Khyati, while in agreement, says that it’s the right time for parents to let their children fall and learn, when they’re teenagers. She says, “Mistakes need to be made in a controlled environment. What happens generally is that a friction happens when the child is developing a personality of his own. They’re developing very concrete likes and dislikes and there are things they may not agree to. It could be right or wrong, but this is the age to make mistakes. If you don’t allow the child to make mistakes then, making them as an adult will have far more disastrous consequences.”

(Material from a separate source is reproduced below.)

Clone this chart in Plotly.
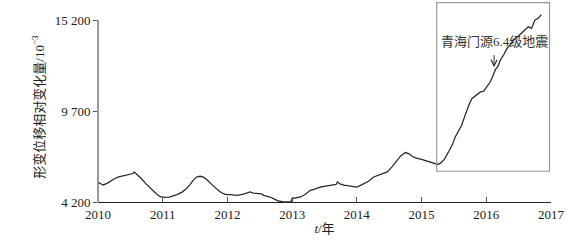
import plotly.graph_objects as go

years = [2010.00, 2010.04, 2010.08, 2010.14, 2010.20, 2010.26, 2010.32, 2010.40, 2010.50, 2010.54,
         2010.56, 2010.60, 2010.66, 2010.74, 2010.82, 2010.90, 2010.96, 2011.02, 2011.10, 2011.22,
         2011.30, 2011.36, 2011.42, 2011.48, 2011.53, 2011.58, 2011.63, 2011.68, 2011.76, 2011.82,
         2011.88, 2011.94, 2011.98, 2012.05, 2012.15, 2012.25, 2012.35, 2012.40, 2012.45, 2012.50,
         2012.53, 2012.56, 2012.62, 2012.66, 2012.72, 2012.79, 2012.86, 2012.95, 2012.98, 2013.00,
         2013.06, 2013.13, 2013.20, 2013.28, 2013.34, 2013.44, 2013.54, 2013.64, 2013.68, 2013.70,
         2013.74, 2013.80, 2013.90, 2014.00, 2014.08, 2014.18, 2014.26, 2014.36, 2014.47, 2014.55,
         2014.62, 2014.68, 2014.75, 2014.80, 2014.86, 2014.92, 2015.00, 2015.08, 2015.16, 2015.25,
         2015.30, 2015.35, 2015.42, 2015.48, 2015.52, 2015.57, 2015.62, 2015.66, 2015.70, 2015.74,
         2015.78, 2015.84, 2015.91, 2015.96, 2016.00, 2016.06, 2016.10, 2016.14, 2016.18, 2016.22,
         2016.27, 2016.32, 2016.37, 2016.42, 2016.50, 2016.57, 2016.65, 2016.70, 2016.75, 2016.80,
         2016.85]
values = [5390, 5290, 5230, 5330, 5500, 5620, 5712, 5790, 5860, 5920,
          6015, 5880, 5650, 5313, 5000, 4700, 4520, 4484, 4500, 4648,
          4800, 4980, 5250, 5555, 5720, 5755, 5700, 5560, 5250, 5010,
          4830, 4700, 4650, 4640, 4605, 4680, 4805, 4740, 4720, 4745,
          4690, 4605, 4540, 4502, 4390, 4260, 4210, 4200, 4210, 4405,
          4430, 4502, 4650, 4908, 4960, 5107, 5180, 5210, 5260, 5410,
          5290, 5220, 5150, 5100, 5250, 5450, 5712, 5850, 6015, 6350,
          6723, 7000, 7189, 7128, 6950, 6850, 6770, 6680, 6570, 6470,
          6560, 6780, 7250, 7700, 8133, 8450, 8840, 9300, 9748, 10150,
          10456, 10650, 10855, 10900, 11100, 11450, 11800, 12200, 12400, 12800,
          13100, 13481, 13700, 13983, 14250, 14485, 14788, 14690, 15193, 15300,
          15520]

x_ticks = [2010, 2011, 2012, 2013, 2014, 2015, 2016, 2017]
y_ticks = [4200, 9700, 15200]
y_tick_labels = ["4 200", "9 700", "15 200"]

event_label = "青海门源6.4级地震"
event_year = 2016.12
event_value = 12350

FONT = "Liberation Serif, Times New Roman, Noto Sans CJK SC, serif"

fig = go.Figure()
fig.add_trace(go.Scatter(x=years, y=values, mode="lines",
                         line=dict(color="#2b2b2b", width=1.3), showlegend=False,
                         hoverinfo="skip"))

fig.update_layout(
    width=582, height=241,
    margin=dict(l=98, r=31, t=12, b=39),
    paper_bgcolor="white", plot_bgcolor="white",
    font=dict(family=FONT, size=13, color="#222"),
    xaxis=dict(range=[2010, 2017], tickvals=x_ticks, ticktext=[str(t) for t in x_ticks],
               showgrid=False, zeroline=False, showline=True, linecolor="#222", linewidth=1.3,
               ticks="inside", ticklen=5, tickcolor="#555", tickwidth=1, automargin=False,
               tickfont=dict(size=13, family=FONT), ticklabelstandoff=0,
               title=dict(text="<i>t</i>/年", font=dict(size=13, family=FONT), standoff=3)),
    yaxis=dict(range=[4200, 15684], tickvals=y_ticks, ticktext=y_tick_labels,
               showgrid=False, zeroline=False, showline=False, automargin=False,
               ticks="outside", ticklen=4, tickcolor="#555", tickwidth=1,
               tickfont=dict(size=13, family=FONT),
               title=dict(text="形变位移相对变化量/10<sup>−3</sup>", font=dict(size=13, family=FONT), standoff=7)),
)

# y axis line up to the top tick
fig.add_shape(type="line", xref="paper", yref="y", x0=0, x1=0, y0=4200, y1=15200,
              line=dict(color="#777", width=1.5))

# highlight box
fig.add_shape(type="rect", xref="paper", yref="paper", x0=0.7477, x1=0.9967, y0=0.1618, y1=1.049,
              line=dict(color="#999", width=1.2), fillcolor="rgba(0,0,0,0)")

# event label with arrow pointing to the curve
fig.add_annotation(x=event_year, y=event_value, xref="x", yref="y", text=event_label,
                   showarrow=True, arrowhead=5, arrowsize=1.2, arrowwidth=1, arrowcolor="#333",
                   ax=0, ay=-26, startstandoff=5, xanchor="center",
                   font=dict(size=13, family=FONT, color="#333"))

fig.write_html("out.html", config={"displayModeBar": False},
               post_script="document.body.style.margin='0px';document.body.style.overflow='hidden';")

She goes on to say that it’s best if parents prepare their child — and themselves — for the coming changes from the very beginning. “By the time the child is a teenager, there have already been future expectations set for them by their parents,” says Khyati. “The idea that the child can’t argue back, that’s just how the parents have grown up and how they expect the child to be is not psychologically sound for the child. The child’s not going to ethically grow up to be emotionally intelligent. I always ask the parent to let go of their need to be correct in cases of clashes. The world is changing so fast now, that your child may completely be valid in their view. Give their point of view a shot.”